Management der (Uro-)Sepsis
Für die Therapie der Sepsis und konsekutiv für das Outcome des Patienten ist die frühe Therapiephase entscheidend. Dies schließt unter anderem eine rasche Volumensubstitution und kalkulierte Antibiotikatherapie („Hit hard and early”) ein. Bereits vor der Antibiotikagabe sollten Blutkulturen abgenommen worden sein. Wichtig ist auch eine frühe Schnittbildgebung bei Verdacht auf einen Infektfokus im Urogenitaltrakt. Auf dieser Grundlage kann dann ein möglichst minimalinvasives Verfahren zur Steinextraktion evaluiert und so das Outcome der Urosepsistherapie verbessert werden.

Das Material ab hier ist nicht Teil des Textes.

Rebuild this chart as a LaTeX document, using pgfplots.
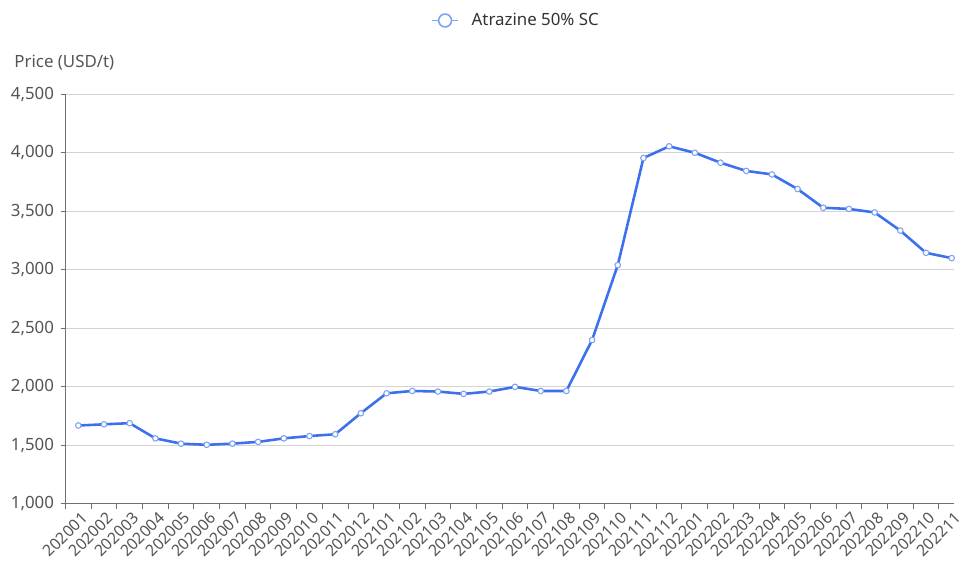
\documentclass[border=0pt]{standalone}
\usepackage{fontspec}
\setmainfont{Noto Sans}
\usepackage{pgfplots}
\pgfplotsset{compat=1.18}
\definecolor{lineblue}{HTML}{3C70EE}
\definecolor{markblue}{HTML}{7EA2F5}
\definecolor{axisgray}{HTML}{6E7079}
\definecolor{gridgray}{HTML}{D4D4D4}
\definecolor{labelgray}{HTML}{555555}
\definecolor{legendtext}{HTML}{333333}

\begin{document}
\begin{tikzpicture}
\begin{axis}[
    scale only axis,
    width=896pt, height=413pt,
    xmin=-0.5, xmax=34.1,
    ymin=1000, ymax=4500,
    ytick={1000,1500,...,4500},
    xtick={0,...,34},
    xticklabels={202001,202002,202003,202004,202005,202006,202007,202008,202009,202010,202011,202012,
                 202101,202102,202103,202104,202105,202106,202107,202108,202109,202110,202111,202112,
                 202201,202202,202203,202204,202205,202206,202207,202208,202209,202210,202211},
    minor xtick={-0.5,0.5,...,34.5},
    major x tick style={draw=none},
    tick align=outside,
    major tick length=5pt, minor tick length=5pt,
    axis x line*=bottom, axis y line*=left,
    axis line style={axisgray, line width=1pt},
    tick style={axisgray, line width=1pt},
    ymajorgrids,
    grid style={gridgray, line width=0.9pt},
    /pgf/number format/assume math mode=true,
    /pgf/number format/fixed,
    /pgf/number format/1000 sep={,},
    yticklabel style={font=\fontsize{17}{19}\selectfont, text=labelgray, xshift=-3pt},
    xticklabel style={font=\fontsize{16}{18}\selectfont, text=labelgray, rotate=45, anchor=east, inner sep=0pt, yshift=-9pt},
    legend style={at={(rel axis cs:0.507,1.18)}, anchor=center, draw=none, fill=none,
                  font=\fontsize{17}{19}\selectfont, text=legendtext,
                  /tikz/every odd column/.append style={column sep=11pt}},
    legend image code/.code={
        \draw[markblue, line width=1.6pt] (0pt,0pt) -- (26pt,0pt);
        \draw[markblue, line width=1.6pt, fill=white] (13pt,0pt) circle (6.5pt);
    },
]
\addplot[lineblue, line width=2.6pt, mark=*, mark size=2.8pt,
         mark options={fill=white, draw=markblue, line width=1.1pt}] coordinates {
    (0,1670) (1,1680) (2,1690) (3,1560) (4,1515) (5,1505) (6,1515) (7,1530)
    (8,1560) (9,1580) (10,1595) (11,1775) (12,1945) (13,1965) (14,1960) (15,1940)
    (16,1960) (17,2000) (18,1965) (19,1965) (20,2400) (21,3040) (22,3955) (23,4055)
    (24,4000) (25,3915) (26,3845) (27,3815) (28,3690) (29,3530) (30,3520) (31,3490)
    (32,3335) (33,3145) (34,3100)
};
\addlegendentry{Atrazine 50\% SC}
\end{axis}
\node[anchor=west, text=labelgray, font=\fontsize{17}{19}\selectfont]
    at ([shift={(-55pt,32pt)}]current axis.north west) {Price (USD/t)};
\path[use as bounding box] ([shift={(-66pt,-57pt)}]current axis.south west)
    rectangle ([shift={(0pt,95pt)}]current axis.north east);
\end{tikzpicture}
\end{document}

Bakterielles Spektrum der Urosepsis und Resistenzlage
Das bakterielle Spektrum der Urosepsis ist heterogen. Neben Gram-negativen Vertretern wie E. coli und K. pneumoniae können auch die Gram-positiven Enterokokken eine Urosepsis nach sich ziehen. Global betrachtet nimmt die Antibiotikaresistenz für eine monoantibiotische Therapie immer weiter zu und hat bereits ein hohes Niveau erreicht. Einzig für die Carbapeneme liegt die Resistenzrate noch unter 10 %. Die aktuellen EAU-Guidelines empfehlen für die empirische Therapie der Urosepsis insbesondere den Gebrauch von Cephalosporinen, auch in Kombination mit β-Laktamase-Inhibitoren. Zur Verdeutlichung soll erneut ein Patientenfall dienen:
Patientenfall 3: 37 Jahre alter Mann
- Hirnschaden mit Tetraplegie
- Bilaterale Ureterstenosen
- Bilaterale Ureterschienen
- Suprapubischer Blasenkatheter
- Bilaterale Ausgusssteine
- Urosepsis
Computertomografisch konnte darüber hinaus eine beidseitige Kontrastmittelaussparung im Bereich der Nieren gesehen werden. Es wurde die Diagnose einer Pyelonephritis gestellt. In der Mikrobiologie konnten zwei hochgradig resistente Pseudomonas-aeruginosa-Stämme isoliert werden, die sich initial nur noch sensibel auf Colistin und Aminoglykoside zeigten. In diesen Fällen ist es ratsam, eine erweiterte Resistenztestung durchzuführen und dann gegebenenfalls den Einsatz von neueren Antibiotikakombinationen wie Ceftolozan/Tazobactam oder Ceftazidim/Avibactam zu evaluieren.
Fazit
- Zur Fokuskontrolle ist es essenziell, eine Obstruktion zu beseitigen und gegebenenfalls vorliegende Abszesse zu drainieren.
- Eine empirische Antibiotikatherapie in der Frühphase ist für das Outcome des Patienten entscheidend („Hit hard and early”). Hierbei sollte die lokale Resistenzlage berücksichtigt werden.
- Die supportive Therapie inkludiert insbesondere die frühzeitige Volumensubstitution. Bei weiterhin niedrigem mittleren arteriellen Druck (MAP) sollten Katecholamine verabreicht werden.
- Eine engmaschige und gegebenenfalls insulingesteuerte Einstellung des Blutzuckerspiegels ist dann z. B. Bestandteil der adjunktiven Therapie.